* **Brief**
Print the records below exactly, starting at the first line and stopping after the line that contains "your opinion, which". Leave out any pictures.

* **Exercise input**
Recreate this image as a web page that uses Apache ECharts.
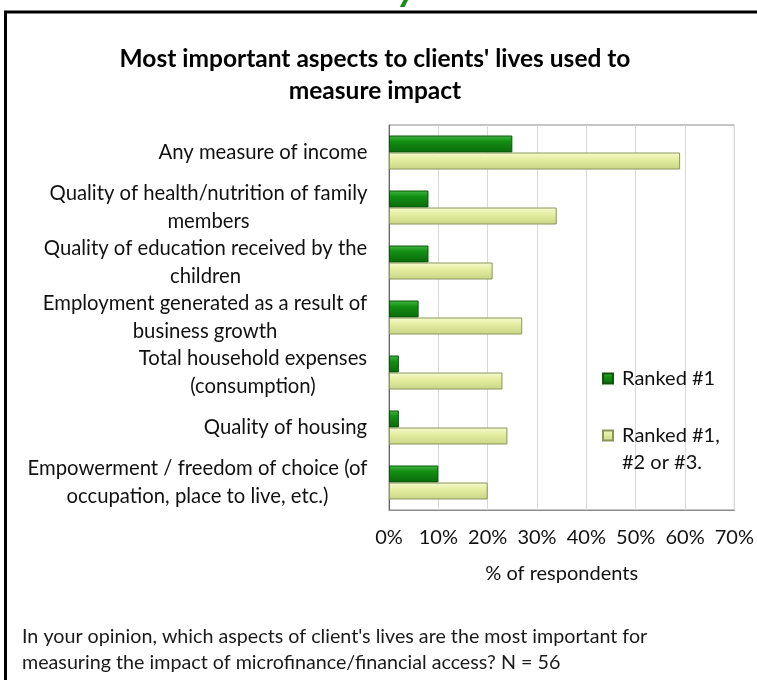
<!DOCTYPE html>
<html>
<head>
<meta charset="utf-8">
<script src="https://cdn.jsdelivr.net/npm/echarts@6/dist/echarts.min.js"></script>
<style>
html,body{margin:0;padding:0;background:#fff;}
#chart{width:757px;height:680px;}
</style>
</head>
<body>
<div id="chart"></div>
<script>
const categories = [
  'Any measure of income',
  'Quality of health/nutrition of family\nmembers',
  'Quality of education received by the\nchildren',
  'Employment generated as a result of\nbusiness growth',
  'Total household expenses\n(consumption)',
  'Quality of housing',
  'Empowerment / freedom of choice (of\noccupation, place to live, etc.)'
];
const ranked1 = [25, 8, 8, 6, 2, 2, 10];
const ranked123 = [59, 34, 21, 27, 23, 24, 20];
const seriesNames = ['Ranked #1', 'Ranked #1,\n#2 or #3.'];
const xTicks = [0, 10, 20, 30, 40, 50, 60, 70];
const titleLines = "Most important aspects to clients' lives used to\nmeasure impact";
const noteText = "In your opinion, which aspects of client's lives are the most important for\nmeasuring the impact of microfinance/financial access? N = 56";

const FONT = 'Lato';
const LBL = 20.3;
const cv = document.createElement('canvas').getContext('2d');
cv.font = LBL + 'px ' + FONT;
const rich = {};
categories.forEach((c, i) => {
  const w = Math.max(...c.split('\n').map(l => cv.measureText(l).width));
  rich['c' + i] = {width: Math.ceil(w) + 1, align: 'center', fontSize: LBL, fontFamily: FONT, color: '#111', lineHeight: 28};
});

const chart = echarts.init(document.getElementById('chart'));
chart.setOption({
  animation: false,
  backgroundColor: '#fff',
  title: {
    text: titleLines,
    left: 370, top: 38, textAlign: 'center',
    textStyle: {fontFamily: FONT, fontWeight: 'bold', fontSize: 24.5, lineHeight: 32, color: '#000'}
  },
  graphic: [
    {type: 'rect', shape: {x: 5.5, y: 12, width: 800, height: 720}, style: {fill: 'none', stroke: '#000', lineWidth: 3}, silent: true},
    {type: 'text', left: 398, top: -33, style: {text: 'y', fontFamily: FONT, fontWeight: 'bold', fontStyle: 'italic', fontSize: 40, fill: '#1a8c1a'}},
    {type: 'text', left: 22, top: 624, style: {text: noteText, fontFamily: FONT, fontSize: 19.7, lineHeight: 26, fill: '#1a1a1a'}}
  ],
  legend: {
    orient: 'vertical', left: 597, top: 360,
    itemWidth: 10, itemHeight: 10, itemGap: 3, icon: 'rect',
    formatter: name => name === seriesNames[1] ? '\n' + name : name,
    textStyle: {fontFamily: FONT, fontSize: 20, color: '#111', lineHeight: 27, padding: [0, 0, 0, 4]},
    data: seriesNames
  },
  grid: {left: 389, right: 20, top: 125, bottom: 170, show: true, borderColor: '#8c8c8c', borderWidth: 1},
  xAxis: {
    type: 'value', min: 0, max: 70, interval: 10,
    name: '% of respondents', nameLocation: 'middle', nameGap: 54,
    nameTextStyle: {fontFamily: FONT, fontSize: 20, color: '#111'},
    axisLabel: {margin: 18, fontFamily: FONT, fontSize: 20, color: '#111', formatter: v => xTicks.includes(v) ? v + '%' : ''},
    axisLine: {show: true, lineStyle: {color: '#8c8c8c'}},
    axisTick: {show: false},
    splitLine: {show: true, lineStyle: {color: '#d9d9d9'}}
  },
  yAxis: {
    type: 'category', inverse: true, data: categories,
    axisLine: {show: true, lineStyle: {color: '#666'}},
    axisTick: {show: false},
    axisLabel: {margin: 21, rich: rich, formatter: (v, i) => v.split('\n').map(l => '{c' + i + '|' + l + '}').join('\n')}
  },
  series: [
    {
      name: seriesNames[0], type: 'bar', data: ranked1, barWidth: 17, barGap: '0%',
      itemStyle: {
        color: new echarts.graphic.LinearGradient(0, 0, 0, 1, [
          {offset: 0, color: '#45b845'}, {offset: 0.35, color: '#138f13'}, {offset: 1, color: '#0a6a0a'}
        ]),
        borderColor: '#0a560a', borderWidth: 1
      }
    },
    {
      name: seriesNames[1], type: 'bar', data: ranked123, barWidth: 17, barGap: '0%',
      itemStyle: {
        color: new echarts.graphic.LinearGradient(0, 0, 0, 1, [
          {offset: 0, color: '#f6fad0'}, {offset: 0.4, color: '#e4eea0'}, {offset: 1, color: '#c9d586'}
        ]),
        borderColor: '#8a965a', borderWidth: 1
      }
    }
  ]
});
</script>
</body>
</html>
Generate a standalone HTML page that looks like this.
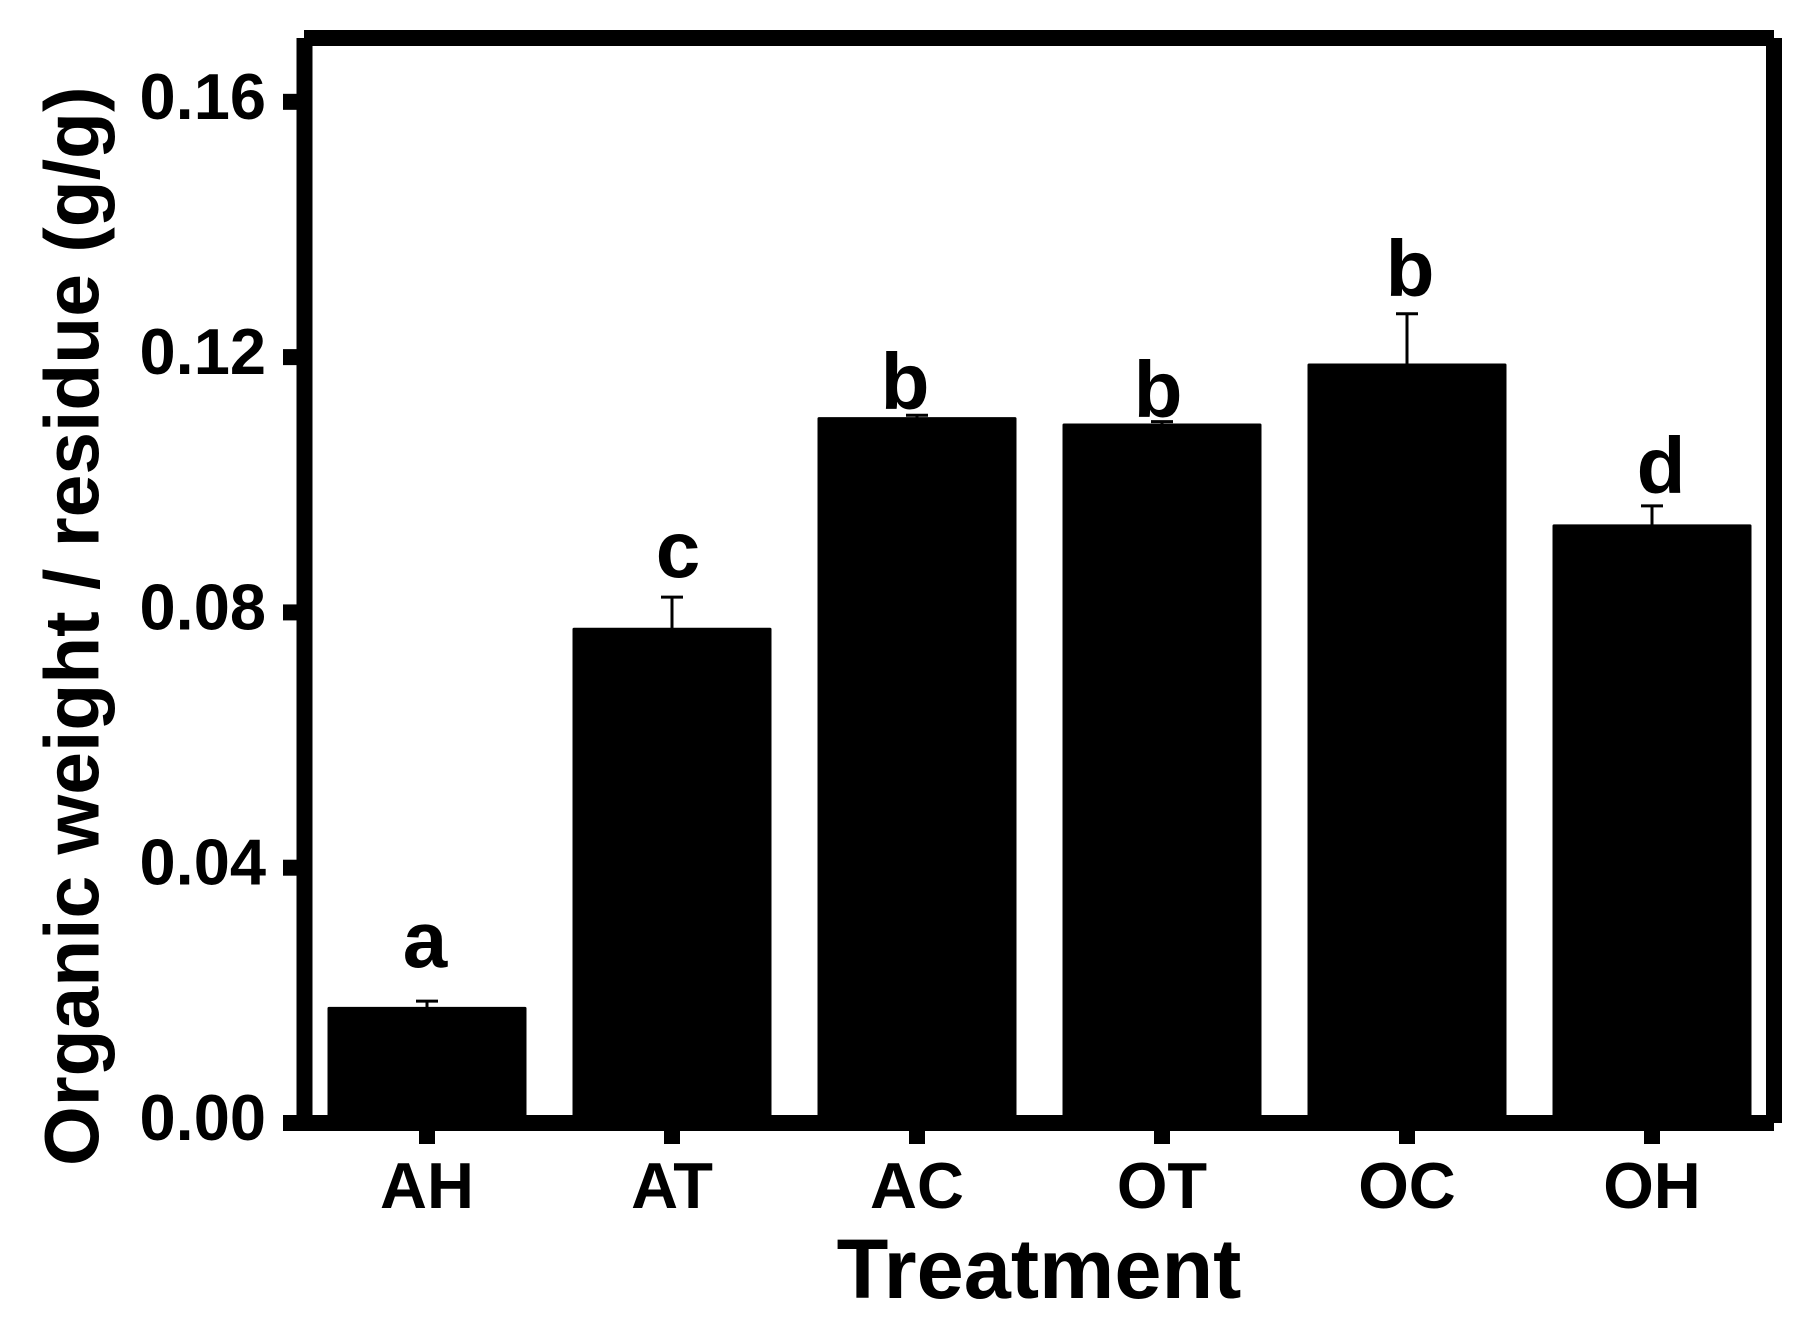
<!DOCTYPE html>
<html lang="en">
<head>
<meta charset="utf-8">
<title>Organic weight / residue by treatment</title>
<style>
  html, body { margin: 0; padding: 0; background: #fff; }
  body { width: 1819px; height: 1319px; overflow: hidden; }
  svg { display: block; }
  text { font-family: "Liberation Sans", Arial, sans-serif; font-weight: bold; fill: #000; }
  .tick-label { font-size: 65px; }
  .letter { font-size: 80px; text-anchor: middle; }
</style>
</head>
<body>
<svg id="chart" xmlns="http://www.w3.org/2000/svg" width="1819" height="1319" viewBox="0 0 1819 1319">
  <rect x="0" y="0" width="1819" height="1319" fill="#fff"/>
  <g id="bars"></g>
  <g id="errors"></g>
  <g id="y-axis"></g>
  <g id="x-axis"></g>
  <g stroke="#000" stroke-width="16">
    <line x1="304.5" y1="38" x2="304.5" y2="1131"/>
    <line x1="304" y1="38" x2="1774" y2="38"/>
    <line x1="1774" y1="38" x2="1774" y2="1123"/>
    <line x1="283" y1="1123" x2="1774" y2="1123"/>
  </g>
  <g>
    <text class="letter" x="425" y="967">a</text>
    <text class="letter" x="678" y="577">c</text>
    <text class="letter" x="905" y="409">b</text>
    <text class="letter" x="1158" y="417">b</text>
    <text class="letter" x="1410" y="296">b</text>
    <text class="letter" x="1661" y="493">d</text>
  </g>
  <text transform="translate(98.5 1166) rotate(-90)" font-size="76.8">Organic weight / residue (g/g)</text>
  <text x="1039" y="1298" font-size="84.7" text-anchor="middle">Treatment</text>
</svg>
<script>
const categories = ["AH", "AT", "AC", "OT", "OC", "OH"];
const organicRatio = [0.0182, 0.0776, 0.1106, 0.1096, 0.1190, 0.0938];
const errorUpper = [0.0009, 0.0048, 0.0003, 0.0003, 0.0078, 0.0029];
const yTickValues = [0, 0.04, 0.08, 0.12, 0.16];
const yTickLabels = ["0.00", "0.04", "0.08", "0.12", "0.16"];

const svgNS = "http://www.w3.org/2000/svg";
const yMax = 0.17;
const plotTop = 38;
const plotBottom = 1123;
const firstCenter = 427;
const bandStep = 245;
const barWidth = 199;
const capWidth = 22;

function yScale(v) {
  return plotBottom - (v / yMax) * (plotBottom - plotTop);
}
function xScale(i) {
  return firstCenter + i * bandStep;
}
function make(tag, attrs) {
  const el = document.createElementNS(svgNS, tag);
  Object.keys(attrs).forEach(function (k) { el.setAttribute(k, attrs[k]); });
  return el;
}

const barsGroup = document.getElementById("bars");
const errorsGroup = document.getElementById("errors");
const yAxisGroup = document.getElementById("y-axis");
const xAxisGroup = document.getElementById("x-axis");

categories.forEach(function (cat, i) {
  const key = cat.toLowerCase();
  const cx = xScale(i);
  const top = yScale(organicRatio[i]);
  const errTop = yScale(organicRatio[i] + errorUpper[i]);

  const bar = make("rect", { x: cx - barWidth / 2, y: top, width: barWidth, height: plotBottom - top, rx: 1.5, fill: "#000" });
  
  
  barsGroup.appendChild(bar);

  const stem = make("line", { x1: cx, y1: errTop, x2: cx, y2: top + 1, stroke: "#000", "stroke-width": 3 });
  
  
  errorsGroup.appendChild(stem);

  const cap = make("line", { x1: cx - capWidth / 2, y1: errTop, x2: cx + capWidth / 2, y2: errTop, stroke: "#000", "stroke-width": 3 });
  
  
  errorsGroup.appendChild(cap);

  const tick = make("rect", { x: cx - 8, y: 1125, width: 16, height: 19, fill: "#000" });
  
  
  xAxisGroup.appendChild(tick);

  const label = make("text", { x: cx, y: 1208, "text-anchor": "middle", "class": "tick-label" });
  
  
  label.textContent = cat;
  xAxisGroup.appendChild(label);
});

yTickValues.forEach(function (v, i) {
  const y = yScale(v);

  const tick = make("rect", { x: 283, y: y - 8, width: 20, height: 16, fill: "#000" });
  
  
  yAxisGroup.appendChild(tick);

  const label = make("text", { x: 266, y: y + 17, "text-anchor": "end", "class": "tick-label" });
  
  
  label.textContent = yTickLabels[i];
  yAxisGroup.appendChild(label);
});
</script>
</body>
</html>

* **Written response**
Recreate this image as a web page that uses Apache ECharts.
<!DOCTYPE html>
<html>
<head>
<meta charset="utf-8">
<script src="https://cdn.jsdelivr.net/npm/echarts@6/dist/echarts.min.js"></script>
<style>
html,body{margin:0;padding:0;background:#fff;}
#chart{width:757px;height:680px;}
</style>
</head>
<body>
<div id="chart"></div>
<script>
const categories = [
  'Any measure of income',
  'Quality of health/nutrition of family\nmembers',
  'Quality of education received by the\nchildren',
  'Employment generated as a result of\nbusiness growth',
  'Total household expenses\n(consumption)',
  'Quality of housing',
  'Empowerment / freedom of choice (of\noccupation, place to live, etc.)'
];
const ranked1 = [25, 8, 8, 6, 2, 2, 10];
const ranked123 = [59, 34, 21, 27, 23, 24, 20];
const seriesNames = ['Ranked #1', 'Ranked #1,\n#2 or #3.'];
const xTicks = [0, 10, 20, 30, 40, 50, 60, 70];
const titleLines = "Most important aspects to clients' lives used to\nmeasure impact";
const noteText = "In your opinion, which aspects of client's lives are the most important for\nmeasuring the impact of microfinance/financial access? N = 56";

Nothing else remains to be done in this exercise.